To say there is ‘nothing new under the sun’ is to say that whatever strikes us as novel has, in truth, been seen before. The phrase is a weary, worldly observation: fashions and follies come round again, and human nature does not change. It is usually offered with a shrug rather than in triumph.
What’s the origin of the phrase ‘nothing new under the sun’?
The phrase comes straight from the Bible, from the opening chapter of Ecclesiastes. The book is a sustained meditation on the futility of worldly striving, traditionally ascribed to Solomon and written in Hebrew under the name Qoheleth, ‘the Preacher’. Its most famous refrain is the expression ‘under the sun’, which recurs some thirty times across the book as a way of saying ‘here on earth, in this mortal life’.
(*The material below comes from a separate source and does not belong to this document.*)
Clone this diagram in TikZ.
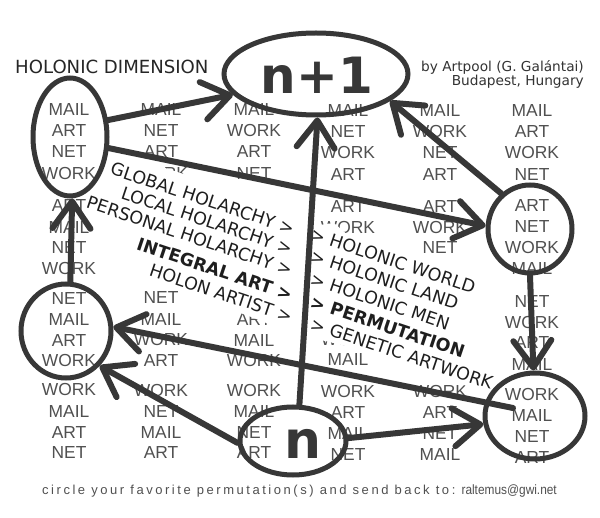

The sentence in question is Ecclesiastes 1:9. When the King James Bible appeared in 1611 it was rendered in the form that has echoed through English ever since:
The thing that hath been, it is that which shall be; and that which is done is that which shall be done: and there is no new thing under the sun.
The verse that follows presses the point home, anticipating the reader who thinks they have found an exception: ‘Is there any thing whereof it may be said, See, this is new? it hath been already of old time, which was before us.’
The idea travelled into English through Latin long before 1611. Jerome’s fourth-century Vulgate gave the line as nihil sub sole novum, ‘nothing new under the sun’, a tag compact enough that it later found its way onto sundials and into common learned speech. Earlier English translations carried the same sense: John Wycliffe’s followers rendered it in the 1380s, and the Geneva Bible of 1560, the Bible of Shakespeare’s generation, kept the now-familiar shape of the thought.
What shifted over time was the exact wording. The older biblical form is ‘no new thing under the sun’, and that phrasing held for centuries. The modern idiom ‘nothing new under the sun’ is a slight, natural rearrangement that lifts the clause out of scripture and turns it into a stand-alone saying, one that can be dropped into conversation about anything from politics to pop music without a hint of the pulpit about it.
Like many biblical proverbs, it has settled into everyday English as plain wisdom rather than religious teaching. It sits comfortably alongside the other great fatalistic sayings the language has absorbed, such as ‘nothing is certain but death and taxes’ and the gentler counsel to ‘make hay while the sun shines’. All of them share the same clear-eyed view of a world that turns in circles, and all of them, fittingly enough, prove the very point that there is nothing new under the sun.